─── Raw records ───
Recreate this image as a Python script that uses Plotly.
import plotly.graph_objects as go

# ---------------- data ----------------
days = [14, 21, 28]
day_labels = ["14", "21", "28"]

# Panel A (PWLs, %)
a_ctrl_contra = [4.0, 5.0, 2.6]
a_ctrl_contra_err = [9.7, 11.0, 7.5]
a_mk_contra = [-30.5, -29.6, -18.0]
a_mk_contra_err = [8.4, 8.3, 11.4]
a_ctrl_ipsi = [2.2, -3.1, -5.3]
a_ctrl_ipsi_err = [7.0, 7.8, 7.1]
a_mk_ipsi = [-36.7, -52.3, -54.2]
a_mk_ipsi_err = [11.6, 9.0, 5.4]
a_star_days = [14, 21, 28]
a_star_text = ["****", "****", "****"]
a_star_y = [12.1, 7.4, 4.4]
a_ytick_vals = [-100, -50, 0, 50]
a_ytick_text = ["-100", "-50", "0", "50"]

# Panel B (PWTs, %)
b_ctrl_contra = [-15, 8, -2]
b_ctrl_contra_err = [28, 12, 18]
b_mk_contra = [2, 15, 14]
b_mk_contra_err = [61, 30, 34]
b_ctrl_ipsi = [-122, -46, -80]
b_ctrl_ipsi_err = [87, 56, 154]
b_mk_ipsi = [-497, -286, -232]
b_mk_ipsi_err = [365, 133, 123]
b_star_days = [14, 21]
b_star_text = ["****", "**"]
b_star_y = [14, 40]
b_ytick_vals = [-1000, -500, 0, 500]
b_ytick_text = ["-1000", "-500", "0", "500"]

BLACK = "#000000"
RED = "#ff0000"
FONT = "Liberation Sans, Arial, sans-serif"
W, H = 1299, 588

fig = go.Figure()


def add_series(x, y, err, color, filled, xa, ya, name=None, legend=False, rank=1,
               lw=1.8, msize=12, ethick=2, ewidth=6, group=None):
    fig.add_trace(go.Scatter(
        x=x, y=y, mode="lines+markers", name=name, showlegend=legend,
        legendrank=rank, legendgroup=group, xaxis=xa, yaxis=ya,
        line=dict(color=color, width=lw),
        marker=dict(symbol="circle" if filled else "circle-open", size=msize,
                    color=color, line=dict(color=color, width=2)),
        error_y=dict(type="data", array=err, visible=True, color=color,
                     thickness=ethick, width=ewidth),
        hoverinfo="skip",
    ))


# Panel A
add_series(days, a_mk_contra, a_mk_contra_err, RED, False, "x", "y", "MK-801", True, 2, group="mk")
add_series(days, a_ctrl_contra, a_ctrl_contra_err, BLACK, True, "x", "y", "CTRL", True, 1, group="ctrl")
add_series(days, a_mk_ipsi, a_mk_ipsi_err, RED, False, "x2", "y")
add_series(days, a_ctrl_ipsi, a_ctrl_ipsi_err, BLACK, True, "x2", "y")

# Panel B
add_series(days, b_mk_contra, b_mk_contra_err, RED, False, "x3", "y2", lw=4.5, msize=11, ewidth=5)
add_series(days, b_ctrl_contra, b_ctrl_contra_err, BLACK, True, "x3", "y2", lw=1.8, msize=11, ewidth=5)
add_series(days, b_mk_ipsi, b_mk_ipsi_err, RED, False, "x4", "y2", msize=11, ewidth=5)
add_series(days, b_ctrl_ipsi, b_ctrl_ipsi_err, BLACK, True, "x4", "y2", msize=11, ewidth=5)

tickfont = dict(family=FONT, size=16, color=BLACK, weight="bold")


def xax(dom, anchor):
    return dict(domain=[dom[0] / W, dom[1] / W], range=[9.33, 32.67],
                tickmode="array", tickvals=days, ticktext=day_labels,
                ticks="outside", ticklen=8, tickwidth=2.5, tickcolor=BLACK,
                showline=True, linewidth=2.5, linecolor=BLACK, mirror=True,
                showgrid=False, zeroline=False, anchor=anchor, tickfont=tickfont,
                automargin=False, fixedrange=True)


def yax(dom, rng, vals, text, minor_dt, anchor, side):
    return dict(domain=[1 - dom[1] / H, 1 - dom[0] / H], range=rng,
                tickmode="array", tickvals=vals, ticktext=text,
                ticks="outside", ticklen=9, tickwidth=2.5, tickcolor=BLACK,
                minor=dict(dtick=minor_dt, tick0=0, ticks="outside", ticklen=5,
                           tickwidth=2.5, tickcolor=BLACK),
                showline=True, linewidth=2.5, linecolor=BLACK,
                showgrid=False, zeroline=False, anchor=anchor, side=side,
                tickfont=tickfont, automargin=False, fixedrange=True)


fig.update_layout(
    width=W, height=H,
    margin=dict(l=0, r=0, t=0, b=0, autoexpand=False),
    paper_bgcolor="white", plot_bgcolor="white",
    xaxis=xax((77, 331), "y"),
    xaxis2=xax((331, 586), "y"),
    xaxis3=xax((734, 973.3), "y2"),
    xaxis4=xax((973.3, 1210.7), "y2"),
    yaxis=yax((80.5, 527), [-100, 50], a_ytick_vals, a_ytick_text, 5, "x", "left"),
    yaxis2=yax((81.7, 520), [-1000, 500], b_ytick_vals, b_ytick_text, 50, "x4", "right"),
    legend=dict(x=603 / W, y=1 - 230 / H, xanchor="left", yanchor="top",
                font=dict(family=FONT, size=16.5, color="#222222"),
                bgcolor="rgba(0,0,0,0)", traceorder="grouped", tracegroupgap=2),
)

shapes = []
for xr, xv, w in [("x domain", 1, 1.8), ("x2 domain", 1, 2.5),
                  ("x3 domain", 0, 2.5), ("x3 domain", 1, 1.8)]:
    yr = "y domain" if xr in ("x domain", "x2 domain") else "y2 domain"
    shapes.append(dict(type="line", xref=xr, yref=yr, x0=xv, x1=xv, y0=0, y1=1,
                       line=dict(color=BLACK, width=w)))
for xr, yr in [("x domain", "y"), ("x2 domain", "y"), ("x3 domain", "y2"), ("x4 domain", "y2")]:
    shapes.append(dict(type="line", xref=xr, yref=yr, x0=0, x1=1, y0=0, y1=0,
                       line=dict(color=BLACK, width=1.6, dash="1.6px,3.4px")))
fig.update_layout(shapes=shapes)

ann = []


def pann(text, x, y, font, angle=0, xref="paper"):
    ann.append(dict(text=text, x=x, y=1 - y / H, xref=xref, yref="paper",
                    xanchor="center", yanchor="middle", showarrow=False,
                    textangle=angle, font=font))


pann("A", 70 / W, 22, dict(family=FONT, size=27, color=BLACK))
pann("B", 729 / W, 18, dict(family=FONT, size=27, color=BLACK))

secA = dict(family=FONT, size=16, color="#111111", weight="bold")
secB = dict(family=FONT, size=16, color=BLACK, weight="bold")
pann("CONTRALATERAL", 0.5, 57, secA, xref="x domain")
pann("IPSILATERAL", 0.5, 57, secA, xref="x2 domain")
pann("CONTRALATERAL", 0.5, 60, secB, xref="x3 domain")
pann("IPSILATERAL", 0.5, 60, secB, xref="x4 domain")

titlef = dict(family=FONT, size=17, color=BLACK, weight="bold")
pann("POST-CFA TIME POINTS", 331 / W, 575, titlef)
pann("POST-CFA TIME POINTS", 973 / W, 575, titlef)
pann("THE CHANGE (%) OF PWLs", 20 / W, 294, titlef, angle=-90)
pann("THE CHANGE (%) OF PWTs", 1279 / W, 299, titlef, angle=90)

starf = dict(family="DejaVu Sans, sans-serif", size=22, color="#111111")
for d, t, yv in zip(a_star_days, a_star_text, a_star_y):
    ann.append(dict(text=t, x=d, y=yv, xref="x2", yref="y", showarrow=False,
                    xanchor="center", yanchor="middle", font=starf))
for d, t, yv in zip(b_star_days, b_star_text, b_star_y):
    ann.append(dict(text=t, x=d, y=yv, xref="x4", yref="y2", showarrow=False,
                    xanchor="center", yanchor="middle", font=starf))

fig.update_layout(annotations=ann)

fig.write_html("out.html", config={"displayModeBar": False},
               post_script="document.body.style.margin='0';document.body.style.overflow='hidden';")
───
─── Raw records ───
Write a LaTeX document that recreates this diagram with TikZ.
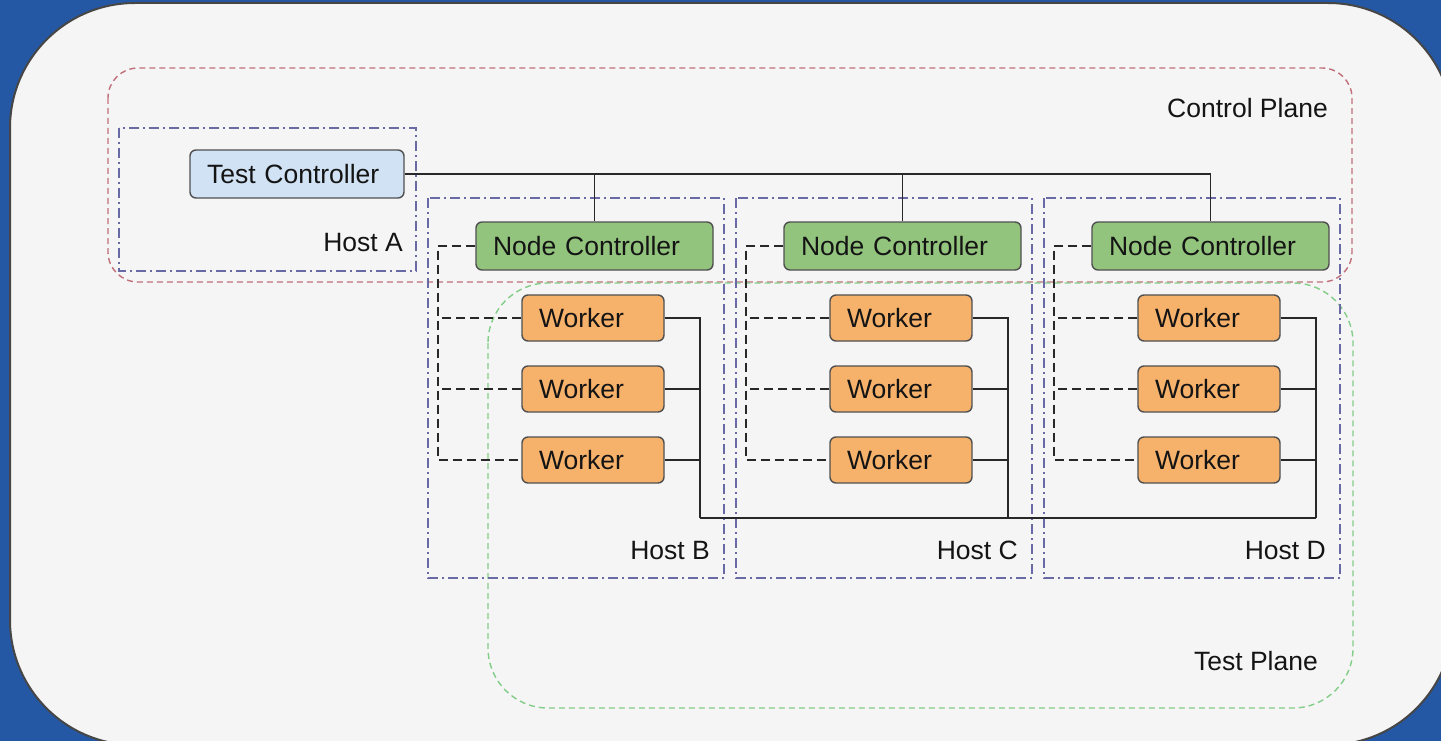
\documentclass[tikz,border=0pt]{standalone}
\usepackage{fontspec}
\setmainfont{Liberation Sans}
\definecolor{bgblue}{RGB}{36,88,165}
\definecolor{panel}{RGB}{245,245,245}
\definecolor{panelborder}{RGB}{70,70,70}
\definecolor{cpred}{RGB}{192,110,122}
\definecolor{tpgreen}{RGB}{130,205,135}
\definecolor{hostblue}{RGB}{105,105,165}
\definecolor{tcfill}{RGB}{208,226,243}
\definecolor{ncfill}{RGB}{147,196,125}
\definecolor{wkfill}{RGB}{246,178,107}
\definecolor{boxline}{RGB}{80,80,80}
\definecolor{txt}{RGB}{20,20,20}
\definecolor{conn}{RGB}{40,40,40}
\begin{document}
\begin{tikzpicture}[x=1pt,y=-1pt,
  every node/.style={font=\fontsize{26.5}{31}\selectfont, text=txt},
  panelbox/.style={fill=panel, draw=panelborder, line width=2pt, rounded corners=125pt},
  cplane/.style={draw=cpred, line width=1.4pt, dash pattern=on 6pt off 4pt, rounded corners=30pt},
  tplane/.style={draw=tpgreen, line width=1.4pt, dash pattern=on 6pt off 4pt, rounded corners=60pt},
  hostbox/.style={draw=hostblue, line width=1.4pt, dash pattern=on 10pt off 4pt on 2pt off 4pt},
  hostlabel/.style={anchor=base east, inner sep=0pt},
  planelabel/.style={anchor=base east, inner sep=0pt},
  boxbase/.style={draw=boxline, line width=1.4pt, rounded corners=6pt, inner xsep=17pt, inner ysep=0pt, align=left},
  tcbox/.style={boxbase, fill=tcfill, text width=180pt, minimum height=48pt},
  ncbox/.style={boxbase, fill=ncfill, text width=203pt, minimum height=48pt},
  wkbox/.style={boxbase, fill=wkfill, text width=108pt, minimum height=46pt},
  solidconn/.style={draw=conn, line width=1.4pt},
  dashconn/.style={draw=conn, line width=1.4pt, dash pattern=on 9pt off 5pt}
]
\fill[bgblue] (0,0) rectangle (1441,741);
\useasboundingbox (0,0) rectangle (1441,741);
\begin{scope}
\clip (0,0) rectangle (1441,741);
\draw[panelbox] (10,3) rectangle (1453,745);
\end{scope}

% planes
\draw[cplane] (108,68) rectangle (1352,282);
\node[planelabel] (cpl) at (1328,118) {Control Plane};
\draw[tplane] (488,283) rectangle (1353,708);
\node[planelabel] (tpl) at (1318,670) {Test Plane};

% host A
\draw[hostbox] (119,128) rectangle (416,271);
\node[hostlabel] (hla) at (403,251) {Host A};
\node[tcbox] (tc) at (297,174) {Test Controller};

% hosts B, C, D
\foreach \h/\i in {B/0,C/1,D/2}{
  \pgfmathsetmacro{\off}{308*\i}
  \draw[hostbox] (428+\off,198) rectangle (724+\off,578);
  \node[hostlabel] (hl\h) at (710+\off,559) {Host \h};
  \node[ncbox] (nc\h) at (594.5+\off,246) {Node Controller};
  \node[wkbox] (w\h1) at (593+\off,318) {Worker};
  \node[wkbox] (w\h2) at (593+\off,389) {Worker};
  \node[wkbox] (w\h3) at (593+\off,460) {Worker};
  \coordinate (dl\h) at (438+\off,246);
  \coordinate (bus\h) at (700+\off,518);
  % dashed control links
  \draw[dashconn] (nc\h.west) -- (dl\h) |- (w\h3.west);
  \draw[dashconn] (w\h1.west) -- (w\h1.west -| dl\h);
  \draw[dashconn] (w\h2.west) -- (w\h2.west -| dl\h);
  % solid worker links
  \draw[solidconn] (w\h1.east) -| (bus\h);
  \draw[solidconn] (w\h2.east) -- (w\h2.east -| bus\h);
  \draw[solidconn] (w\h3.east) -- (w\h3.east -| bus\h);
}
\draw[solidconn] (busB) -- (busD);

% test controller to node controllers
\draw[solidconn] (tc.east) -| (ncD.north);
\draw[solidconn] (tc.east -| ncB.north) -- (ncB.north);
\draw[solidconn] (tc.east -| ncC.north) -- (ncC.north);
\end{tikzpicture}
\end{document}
───
Objective:
Find every line containing the word "that", then give the total and nothing more.

The answer:
2